§ **Prompt**: Keep pictures out. Copy exactly the lines from the one containing "What matplotlib code" to the one containing "import pandas as pd", endpoints included.

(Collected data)
-----

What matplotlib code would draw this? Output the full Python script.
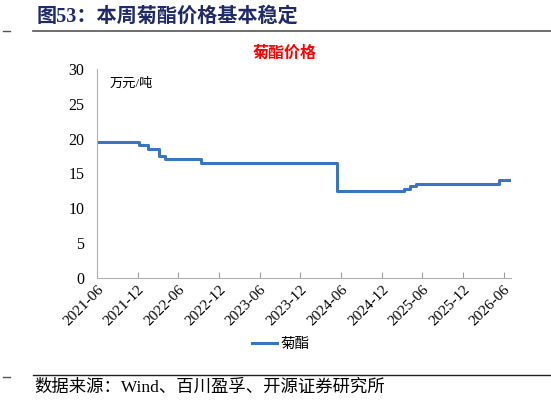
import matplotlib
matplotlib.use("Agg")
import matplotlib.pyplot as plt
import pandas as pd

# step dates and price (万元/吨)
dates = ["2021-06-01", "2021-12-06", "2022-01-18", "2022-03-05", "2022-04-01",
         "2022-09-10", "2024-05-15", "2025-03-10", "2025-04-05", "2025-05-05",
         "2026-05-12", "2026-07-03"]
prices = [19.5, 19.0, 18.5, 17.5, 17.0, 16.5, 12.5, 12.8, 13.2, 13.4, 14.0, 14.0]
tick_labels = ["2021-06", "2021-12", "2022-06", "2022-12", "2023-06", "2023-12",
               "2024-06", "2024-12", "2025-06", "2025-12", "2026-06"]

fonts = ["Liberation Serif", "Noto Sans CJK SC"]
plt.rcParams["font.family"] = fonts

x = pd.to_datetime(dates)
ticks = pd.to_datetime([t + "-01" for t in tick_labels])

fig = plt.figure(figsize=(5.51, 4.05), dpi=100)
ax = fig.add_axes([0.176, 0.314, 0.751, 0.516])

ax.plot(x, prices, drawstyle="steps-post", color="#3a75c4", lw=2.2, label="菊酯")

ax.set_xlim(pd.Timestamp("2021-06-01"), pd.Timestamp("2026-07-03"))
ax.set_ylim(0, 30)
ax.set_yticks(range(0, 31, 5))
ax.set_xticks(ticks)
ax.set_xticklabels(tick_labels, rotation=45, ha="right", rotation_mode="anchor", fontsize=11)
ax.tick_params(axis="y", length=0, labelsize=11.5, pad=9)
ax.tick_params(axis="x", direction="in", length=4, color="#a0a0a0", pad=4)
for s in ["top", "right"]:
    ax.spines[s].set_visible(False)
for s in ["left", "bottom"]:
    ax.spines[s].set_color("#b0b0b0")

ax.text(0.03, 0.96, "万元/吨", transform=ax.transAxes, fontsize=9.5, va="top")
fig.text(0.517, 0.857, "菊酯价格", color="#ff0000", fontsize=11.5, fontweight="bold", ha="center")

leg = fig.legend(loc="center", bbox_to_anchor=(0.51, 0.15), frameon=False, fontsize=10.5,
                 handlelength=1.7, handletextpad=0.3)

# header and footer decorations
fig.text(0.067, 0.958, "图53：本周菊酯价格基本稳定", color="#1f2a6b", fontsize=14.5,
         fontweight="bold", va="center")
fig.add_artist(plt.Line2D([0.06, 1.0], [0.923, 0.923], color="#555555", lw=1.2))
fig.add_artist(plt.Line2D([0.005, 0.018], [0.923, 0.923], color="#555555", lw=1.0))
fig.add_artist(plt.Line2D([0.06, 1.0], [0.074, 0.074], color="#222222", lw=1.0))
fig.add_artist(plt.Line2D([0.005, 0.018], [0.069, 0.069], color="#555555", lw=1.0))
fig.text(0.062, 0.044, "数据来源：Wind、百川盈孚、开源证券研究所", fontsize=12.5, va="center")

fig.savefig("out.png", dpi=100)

-----

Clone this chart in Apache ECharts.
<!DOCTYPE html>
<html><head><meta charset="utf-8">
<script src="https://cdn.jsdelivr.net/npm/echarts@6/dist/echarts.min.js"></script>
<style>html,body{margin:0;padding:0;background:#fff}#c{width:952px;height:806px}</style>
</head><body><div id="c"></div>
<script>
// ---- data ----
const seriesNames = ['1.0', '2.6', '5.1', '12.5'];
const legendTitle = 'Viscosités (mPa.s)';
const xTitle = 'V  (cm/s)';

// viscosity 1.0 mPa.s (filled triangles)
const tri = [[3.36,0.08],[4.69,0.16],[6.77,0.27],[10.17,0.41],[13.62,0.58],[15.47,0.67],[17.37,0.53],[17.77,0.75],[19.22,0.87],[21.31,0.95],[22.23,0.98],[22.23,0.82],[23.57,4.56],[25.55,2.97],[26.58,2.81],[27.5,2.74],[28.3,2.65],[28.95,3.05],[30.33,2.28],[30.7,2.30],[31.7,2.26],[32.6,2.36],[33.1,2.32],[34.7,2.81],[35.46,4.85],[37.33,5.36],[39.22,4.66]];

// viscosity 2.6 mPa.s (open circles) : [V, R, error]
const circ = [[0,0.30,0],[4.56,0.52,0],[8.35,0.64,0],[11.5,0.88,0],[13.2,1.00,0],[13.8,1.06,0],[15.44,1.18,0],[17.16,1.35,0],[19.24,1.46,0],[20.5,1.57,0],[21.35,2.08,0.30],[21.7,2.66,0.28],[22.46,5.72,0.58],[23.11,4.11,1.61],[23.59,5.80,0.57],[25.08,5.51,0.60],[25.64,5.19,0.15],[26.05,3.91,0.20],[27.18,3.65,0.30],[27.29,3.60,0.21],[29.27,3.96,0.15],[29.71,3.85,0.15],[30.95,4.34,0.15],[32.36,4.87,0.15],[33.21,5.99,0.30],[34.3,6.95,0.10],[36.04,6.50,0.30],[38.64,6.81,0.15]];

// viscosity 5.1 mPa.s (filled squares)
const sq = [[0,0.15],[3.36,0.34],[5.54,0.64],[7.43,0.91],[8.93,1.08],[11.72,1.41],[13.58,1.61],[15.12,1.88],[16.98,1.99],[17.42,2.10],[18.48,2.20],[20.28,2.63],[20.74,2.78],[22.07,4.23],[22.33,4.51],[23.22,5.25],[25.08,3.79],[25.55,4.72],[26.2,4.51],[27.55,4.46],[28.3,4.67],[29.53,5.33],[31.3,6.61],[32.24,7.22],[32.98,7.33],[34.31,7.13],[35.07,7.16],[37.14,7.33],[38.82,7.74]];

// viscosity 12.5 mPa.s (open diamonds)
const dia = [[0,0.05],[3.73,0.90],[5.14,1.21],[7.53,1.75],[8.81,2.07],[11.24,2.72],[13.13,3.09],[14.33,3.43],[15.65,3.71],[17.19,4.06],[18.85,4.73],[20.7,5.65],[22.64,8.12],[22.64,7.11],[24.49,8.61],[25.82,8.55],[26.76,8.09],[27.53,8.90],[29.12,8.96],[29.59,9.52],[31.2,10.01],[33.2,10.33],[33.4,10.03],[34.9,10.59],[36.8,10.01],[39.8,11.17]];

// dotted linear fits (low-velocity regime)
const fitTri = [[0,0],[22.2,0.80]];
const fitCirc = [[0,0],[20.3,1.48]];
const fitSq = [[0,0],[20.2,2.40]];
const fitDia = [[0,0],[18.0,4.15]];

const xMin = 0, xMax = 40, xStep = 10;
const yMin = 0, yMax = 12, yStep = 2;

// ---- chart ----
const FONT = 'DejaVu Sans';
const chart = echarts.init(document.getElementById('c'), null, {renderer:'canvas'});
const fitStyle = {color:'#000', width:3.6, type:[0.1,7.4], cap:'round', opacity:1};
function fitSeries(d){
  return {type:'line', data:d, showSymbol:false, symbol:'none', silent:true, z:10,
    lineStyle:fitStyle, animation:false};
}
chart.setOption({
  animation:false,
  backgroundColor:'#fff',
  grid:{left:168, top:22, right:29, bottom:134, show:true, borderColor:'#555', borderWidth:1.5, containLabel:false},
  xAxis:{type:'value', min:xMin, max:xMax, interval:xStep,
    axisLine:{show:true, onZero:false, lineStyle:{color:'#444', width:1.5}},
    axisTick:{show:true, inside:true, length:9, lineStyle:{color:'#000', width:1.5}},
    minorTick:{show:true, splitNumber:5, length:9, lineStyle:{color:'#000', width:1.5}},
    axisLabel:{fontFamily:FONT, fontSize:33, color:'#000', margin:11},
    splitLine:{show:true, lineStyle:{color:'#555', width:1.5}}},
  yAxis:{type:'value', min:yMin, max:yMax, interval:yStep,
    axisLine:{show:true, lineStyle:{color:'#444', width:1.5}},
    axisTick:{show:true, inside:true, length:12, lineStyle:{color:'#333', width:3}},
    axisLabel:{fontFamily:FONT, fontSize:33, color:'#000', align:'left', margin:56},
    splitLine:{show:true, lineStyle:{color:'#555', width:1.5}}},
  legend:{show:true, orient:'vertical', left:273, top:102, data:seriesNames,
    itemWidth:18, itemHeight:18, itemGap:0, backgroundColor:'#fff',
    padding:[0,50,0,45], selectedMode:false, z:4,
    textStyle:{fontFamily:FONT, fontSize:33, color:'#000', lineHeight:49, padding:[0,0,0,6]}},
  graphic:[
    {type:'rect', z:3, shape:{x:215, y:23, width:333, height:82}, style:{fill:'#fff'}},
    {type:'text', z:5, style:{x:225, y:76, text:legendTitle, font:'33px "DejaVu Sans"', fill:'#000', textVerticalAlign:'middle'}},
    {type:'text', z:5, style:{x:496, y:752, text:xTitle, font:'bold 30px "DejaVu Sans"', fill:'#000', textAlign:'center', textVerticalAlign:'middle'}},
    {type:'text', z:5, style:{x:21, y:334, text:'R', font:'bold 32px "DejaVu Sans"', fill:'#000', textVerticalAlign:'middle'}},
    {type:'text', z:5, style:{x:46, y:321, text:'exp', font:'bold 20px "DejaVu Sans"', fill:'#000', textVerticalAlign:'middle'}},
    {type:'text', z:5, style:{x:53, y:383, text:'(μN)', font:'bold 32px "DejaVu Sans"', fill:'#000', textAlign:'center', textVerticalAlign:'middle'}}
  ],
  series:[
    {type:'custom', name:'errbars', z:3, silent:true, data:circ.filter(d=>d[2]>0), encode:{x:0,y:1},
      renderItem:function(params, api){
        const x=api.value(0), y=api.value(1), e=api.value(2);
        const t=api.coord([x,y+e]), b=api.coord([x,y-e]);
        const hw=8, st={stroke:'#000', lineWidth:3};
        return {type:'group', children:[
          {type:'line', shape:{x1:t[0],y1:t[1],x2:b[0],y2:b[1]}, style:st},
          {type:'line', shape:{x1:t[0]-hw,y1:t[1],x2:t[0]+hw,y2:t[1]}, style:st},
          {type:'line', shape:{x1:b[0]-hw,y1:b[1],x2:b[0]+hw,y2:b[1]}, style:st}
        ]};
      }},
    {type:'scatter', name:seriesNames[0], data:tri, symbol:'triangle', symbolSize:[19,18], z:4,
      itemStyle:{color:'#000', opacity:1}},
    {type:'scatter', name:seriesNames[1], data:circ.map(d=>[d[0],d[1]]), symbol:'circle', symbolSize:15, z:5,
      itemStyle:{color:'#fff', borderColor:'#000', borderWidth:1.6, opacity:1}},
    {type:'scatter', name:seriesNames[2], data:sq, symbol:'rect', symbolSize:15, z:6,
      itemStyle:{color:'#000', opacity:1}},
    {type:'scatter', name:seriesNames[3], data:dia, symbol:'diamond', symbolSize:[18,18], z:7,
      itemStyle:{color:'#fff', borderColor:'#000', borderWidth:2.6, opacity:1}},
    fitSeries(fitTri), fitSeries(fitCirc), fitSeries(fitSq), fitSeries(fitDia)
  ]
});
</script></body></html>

-----

§ **Problem solution**:
What matplotlib code would draw this? Output the full Python script.
import matplotlib
matplotlib.use("Agg")
import matplotlib.pyplot as plt
import pandas as pd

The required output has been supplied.